Fatto sta che a Londra il Castlereagh evitò perfino di discutere la situazione piemontese coi diplomatici sardi. Con essi parlava solo dei casi napoletani o di politica generale(13). Non già che egli non seguisse con preoccupazione le vicende dell'Italia settentrionale dalle cui complicazioni era evidente che poteva scoccare la scintilla generatrice di un conflitto europeo e perciò anche, a tutto danno inglese, di una possibile modificazione dello status quo mediterraneo: ma il Castlereagh statista e Ministro degli esteri subiva adesso, si direbbe, l'impaccio del Castlereagh teorico politico. Troppo improvvisato, come teorico, e perciò troppo rigido e ostinato, per trovare un ragionevole accordo fra la teoria e la pratica.
Nella imminenza del Congresso di Lubiana lo Stewart, tra l'altro, gli fece sapere essere intenzione dell'Austria d'intendersi con le altre potenze italiane per una contemporanea riforma dei loro ordinamenti statali. Era un'occasione opportuna per l'Inghilterra per esercitare la propria influenza in senso cautamente progressista.
Ma il Castlereagh non volle averci nulla a che fare, adducendo che il suo paese non avrebbe mai potuto incoraggiare una «lega italiana»: in realtà egli sospettava le coperte mire dell'Austria; ma il suo disinteressamento era proprio il mezzo piú adatto a sventarle?(14).

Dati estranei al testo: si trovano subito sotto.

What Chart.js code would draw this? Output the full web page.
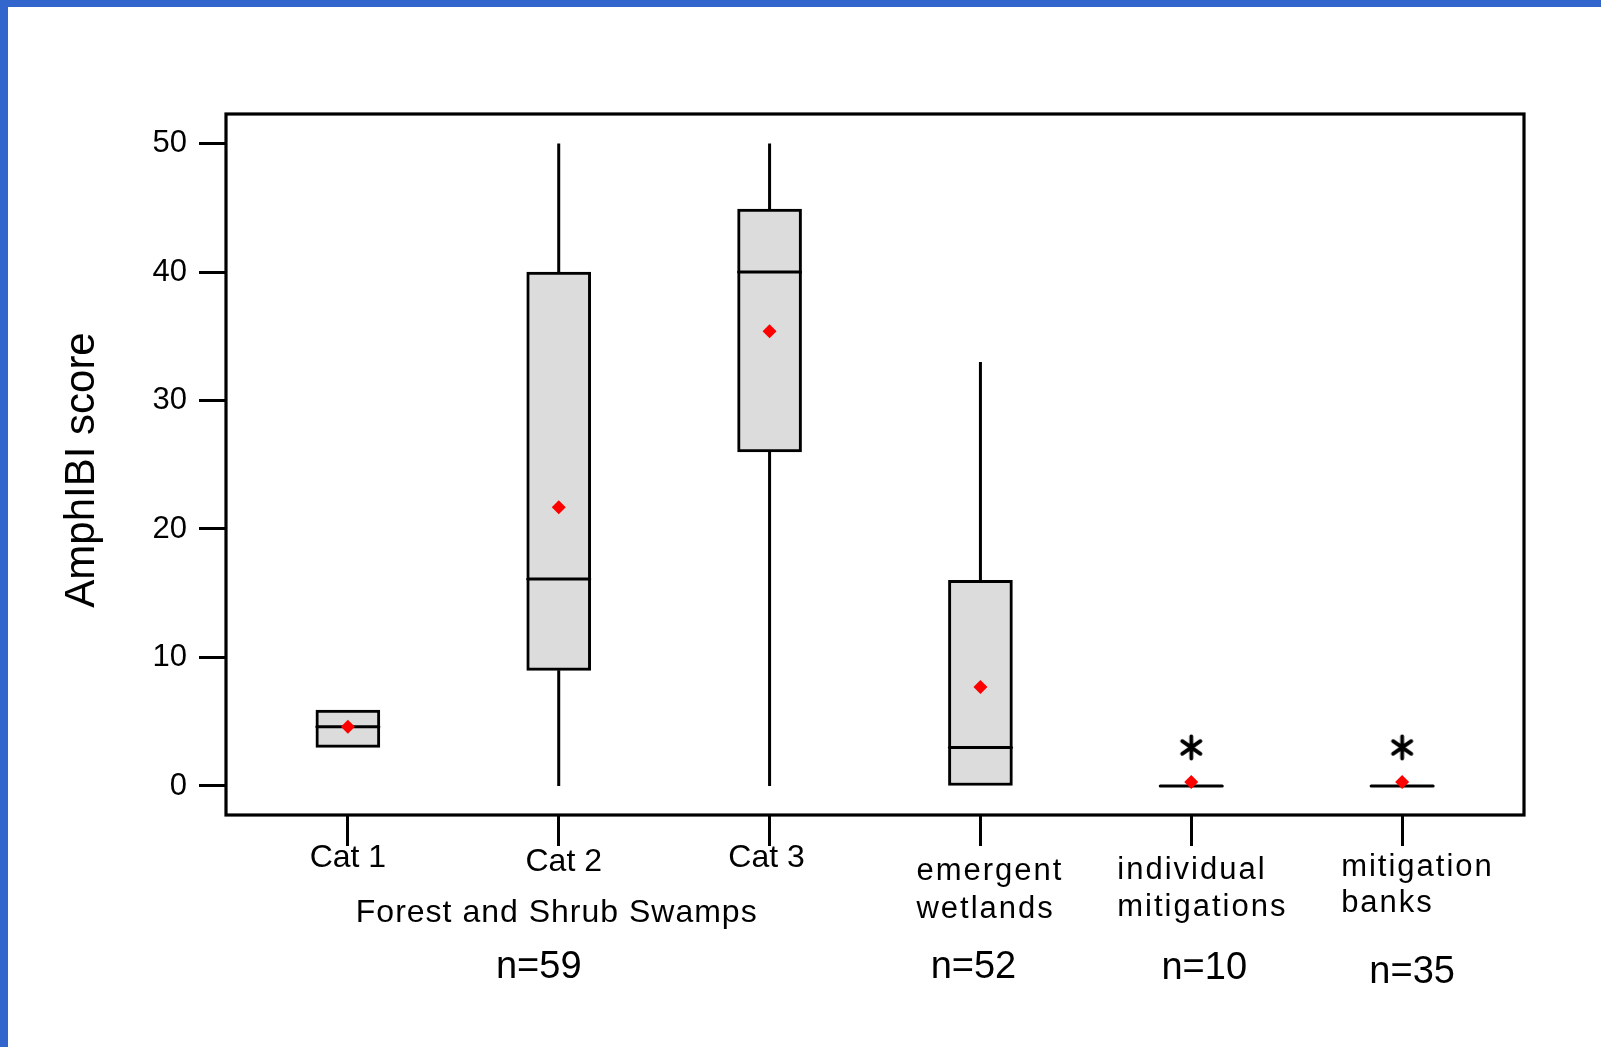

Algernon Percy si limitò quindi, contro diffuse aspettazioni e speranze, a tenere minutamente informato il Foreign Office degli sviluppi della situazione in Piemonte, astenendosi accuratamente dal pronunziare giudizi o dall'avventare prognostici; quel che è peggio, ondeggiando assai spesso, nella incertezza del punto di vista londinese, fra opposti pareri e consigli.